Pero no basta con que desde distintas esquinas convoquemos a la gente a salir masivamente a las calles. Esta historia reciente de Medellín nos muestra que la ciudad ya no es esa villa apacible y uniforme que rezaba piadosamente y seguía fielmente las instrucciones de vida que le impartía el relato dominante. Ahora sabemos que somos una sociedad vibrante, llena de matices, de colores, de urgencias represadas durante años.  Medellín es una ciudad multicultural en la que conviven diferentes concepciones del mundo y no es posible hablar de ella en abstracto, como si se tratara de una invención de los teóricos. Aquí respiran, trabajan, sueñan, más de quinientos mil afrodescendientes que se han ubicado en diferentes lugares de la ciudad y su cultura seguramente enriquecerá las costumbres de sus vecinos.  También existen varios cabildos indígenas que reclaman de Medellín respeto y atención. La comunidad gay lucha por hacerse visible en un entorno tradicionalmente machista y excluyente. Las mujeres se han levantado para tener una voz propia que nos recuerda la deuda acumulada durante siglos de explotación y negación de su existencia. Los jóvenes construyen un nuevo imaginario de ciudad que remplace al sicario, que rezaba y mataba, por una juventud que canta, estudia y, sobre todo, sueña. Éste es tal vez el triunfo más grande que Medellín puede mostrarle al mundo. Nuevamente es posible soñar. Ya no se habla del exilio como la única salida para los jóvenes ni sentimos vergüenza cuando llegan visitantes. Los que se fueron, cuando regresen,  encontrarán una ciudad con un  mapa más grande en el que brillan barrios que antes no existían en la mente de los medellinenses. Allá estarán las bibliotecas como símbolo de esta nueva época. Santo Domingo Savio, en el nororiente. Parque La Quintana, en el noroccidente. Parque La Ladera, en el centroriente. Comuna Trece y Belén, en el centroccidente. Una línea que cruza el Valle de Aburrá de un lado a otro y resume la necesidad de pensarnos integralmente como ciudad.  Esas bibliotecas serán el punto de partida para reconocer nuestras culturas y consolidar el cambio espiritual necesario para que los ciudadanos y ciudadanas de todas las condiciones asuman que Medellín es su ciudad. 

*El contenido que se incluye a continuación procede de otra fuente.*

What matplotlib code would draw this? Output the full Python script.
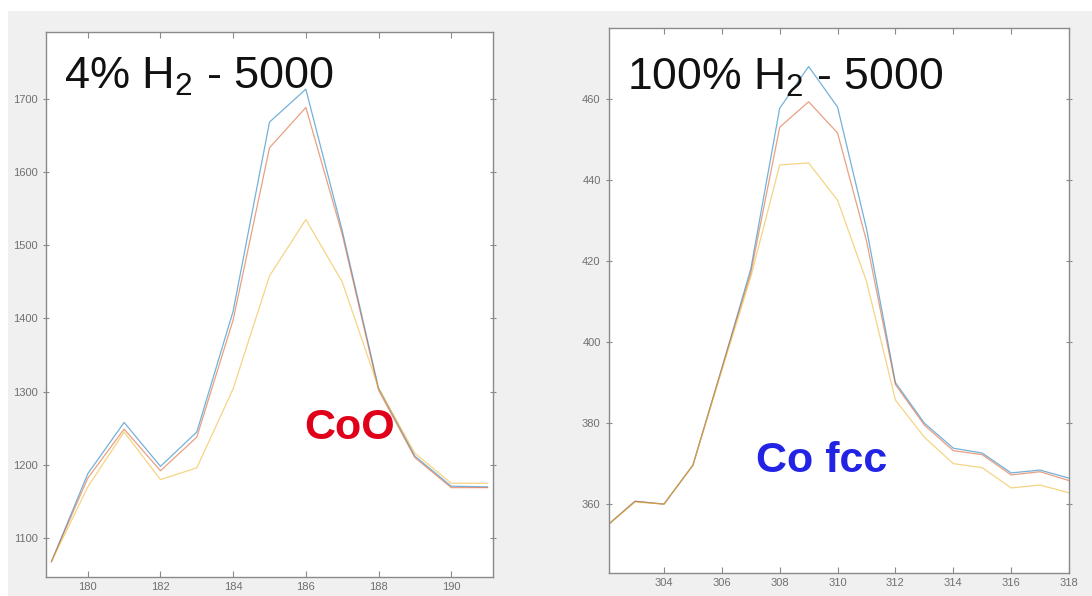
import numpy as np
import matplotlib
matplotlib.use('Agg')
import matplotlib.pyplot as plt
from matplotlib.patches import Rectangle

plt.rcParams['font.family'] = ['Liberation Sans', 'DejaVu Sans']
plt.rcParams['mathtext.fontset'] = 'custom'
plt.rcParams['mathtext.rm'] = 'Liberation Sans'
plt.rcParams['mathtext.it'] = 'Liberation Sans'

# left panel: 4% H2
x_left = [179, 180, 181, 182, 183, 184, 185, 186, 187, 188, 189, 190, 191]
blue_left = [1068, 1188, 1258, 1198, 1245, 1410, 1668, 1713, 1520, 1305, 1212, 1171, 1170]
red_left = [1068, 1182, 1249, 1192, 1238, 1398, 1633, 1688, 1515, 1302, 1210, 1169, 1169]
yellow_left = [1068, 1170, 1245, 1180, 1196, 1304, 1458, 1535, 1450, 1305, 1216, 1175, 1175]

# right panel: 100% H2
x_right = [302, 303, 304, 305, 306, 307, 308, 309, 310, 311, 312, 313, 314, 315, 316, 317, 318]
blue_right = [354.5, 360.7, 360.0, 369.6, 393.5, 418, 457.7, 468, 458, 428, 390, 380, 373.8, 372.6, 367.7, 368.4, 366.4]
red_right = [354.5, 360.7, 360.0, 369.6, 393.5, 417, 453, 459.3, 451.6, 425, 389.5, 379.5, 373.2, 372.2, 367.2, 368.0, 365.8]
yellow_right = [354.5, 360.5, 360.0, 369.6, 393, 416, 443.7, 444.2, 435, 415, 385.7, 376.5, 370, 369, 364, 364.7, 362.8]

colors = ['#0072BD', '#D95319', '#EDB120']

fig = plt.figure(figsize=(10.92, 5.96), dpi=100)
bg = Rectangle((8/1092, 0), 1 - 8/1092, 585/596, transform=fig.transFigure,
               facecolor='#f0f0f0', edgecolor='none', zorder=-10)
fig.patches.append(bg)

ax1 = fig.add_axes([46/1092, 19/596, 447/1092, 545/596])
ax2 = fig.add_axes([609/1092, 23/596, 460/1092, 545/596])

for ys, c in zip([blue_left, red_left, yellow_left], colors):
    ax1.plot(x_left, ys, color=c, lw=0.9, alpha=0.55)
for ys, c in zip([blue_right, red_right, yellow_right], colors):
    ax2.plot(x_right, ys, color=c, lw=0.9, alpha=0.55)

ax1.set_xlim(178.85, 191.15)
ax1.set_ylim(1047, 1791)
ax1.set_xticks([180, 182, 184, 186, 188, 190])
ax1.set_yticks([1100, 1200, 1300, 1400, 1500, 1600, 1700])

ax2.set_xlim(302.1, 318)
ax2.set_ylim(343, 477.5)
ax2.set_xticks([304, 306, 308, 310, 312, 314, 316, 318])
ax2.set_yticks([360, 380, 400, 420, 440, 460])

for ax in [ax1, ax2]:
    ax.set_facecolor('white')
    for s in ax.spines.values():
        s.set_color('#8a8a8a')
        s.set_linewidth(1.0)
    ax.tick_params(direction='in', length=4, width=0.8, color='#8a8a8a',
                   labelsize=8, labelcolor='#707070', top=True, right=True)
    ax.tick_params(axis='y', direction='inout', length=5)

ax1.text(0.04, 0.895, '4% H$_2$ - 5000', transform=ax1.transAxes,
         fontsize=32.5, color='#111111', va='baseline', ha='left')
ax1.text(0.68, 0.273, 'CoO', transform=ax1.transAxes, fontsize=31,
         fontweight='bold', color='#e0001a', ha='center', va='center')

ax2.text(0.04, 0.886, '100% H$_2$ - 5000', transform=ax2.transAxes,
         fontsize=32, color='#111111', va='baseline', ha='left')
ax2.text(0.462, 0.205, 'Co fcc', transform=ax2.transAxes, fontsize=31,
         fontweight='bold', color='#2323e6', ha='center', va='center')

fig.savefig('out.png', dpi=100, facecolor='white')
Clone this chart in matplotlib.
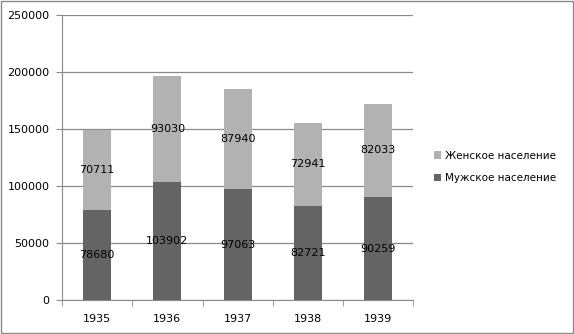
import matplotlib
matplotlib.use("Agg")
import matplotlib.pyplot as plt
from matplotlib.patches import Rectangle

# Data
years = ["1935", "1936", "1937", "1938", "1939"]
male = [78680, 103902, 97063, 82721, 90259]
female = [70711, 93030, 87940, 72941, 82033]
male_label = "Мужское население"
female_label = "Женское население"

male_color = "#646464"
female_color = "#b2b2b2"

plt.rcParams["font.family"] = ["DejaVu Sans"]

fig = plt.figure(figsize=(5.74, 3.34), dpi=100)
ax = fig.add_axes([0.108, 0.102, 0.612, 0.853])

x = list(range(len(years)))
b_male = ax.bar(x, male, width=0.4, color=male_color, label=male_label, zorder=3)
b_female = ax.bar(x, female, width=0.4, bottom=male, color=female_color,
                  label=female_label, zorder=3)

# Data labels in the middle of each segment
ax.bar_label(b_male, labels=[str(v) for v in male], label_type="center",
             fontsize=8, color="black", zorder=4)
ax.bar_label(b_female, labels=[str(v) for v in female], label_type="center",
             fontsize=8, color="black", zorder=4)

ax.set_xlim(-0.5, len(years) - 0.5)
ax.set_ylim(0, 250000)
ax.set_yticks(range(0, 250001, 50000))
ax.yaxis.grid(True, color="#8a8a8a", linewidth=0.9, zorder=0)

ax.set_xticks(x)
ax.set_xticklabels(years)
ax.set_xticks([i + 0.5 for i in range(-1, len(years))], minor=True)
ax.tick_params(axis="x", which="major", length=0, labelsize=8, pad=10)
ax.tick_params(axis="x", which="minor", length=4, color="#8a8a8a")
ax.tick_params(axis="y", length=4, color="#8a8a8a", labelsize=8, pad=5)

for side in ["top", "right"]:
    ax.spines[side].set_visible(False)
for side in ["left", "bottom"]:
    ax.spines[side].set_color("#8a8a8a")

handles, labels = ax.get_legend_handles_labels()
fig.legend(handles[::-1], labels[::-1], loc="center left",
           bbox_to_anchor=(0.74, 0.5), frameon=False, fontsize=7.5,
           handlelength=0.7, handleheight=0.7, handletextpad=0.35,
           labelspacing=1.2)

# Outer border of the chart area
fig.patches.append(Rectangle((0.001, 0.002), 0.997, 0.995, transform=fig.transFigure,
                             fill=False, edgecolor="#8a8a8a", linewidth=1))

fig.savefig("out.png", dpi=100)
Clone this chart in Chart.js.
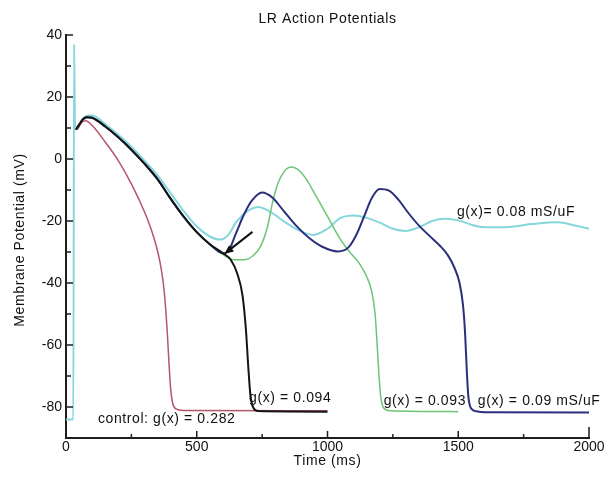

La enseñanza de estos años es clara. No es posible una verdadera cultura ciudadana si la ciudad excluye a quienes se salen del estereotipo del pasado. Hacer las filas para tomar el bus, esperar pacientemente frente a las taquillas del estadio, cruzar las calles sin exponer la vida a un accidente de tránsito, mantener limpia la ciudad, pagar impuestos voluntariamente, cumplir las normas de convivencia más elementales, no son simples asuntos de control y sanción.  Si las culturas vivas se sienten excluidas, siempre habrá un falso aserrador acechando para violar las reglas y siempre habrá un coro que celebre su trampa. Por eso adquiere un sentido  cada vez más claro entender que Medellín es una ciudad diversa, rica en pensamientos y culturas diferentes, y no un set de televisión en el que la gente se viste, ríe, llora, según las líneas de un guión. Pero esto nos llevará un buen tiempo de trabajo conjunto. Debemos hacerlo con el convencimiento de que no será fácil pero que se trata de aprovechar el momento de reconciliación que vivimos.  Lo haremos con la paciencia y la persistencia que hemos aprendido del río, de ése que lo ha escuchado todo y que no se detiene ni se devuelve.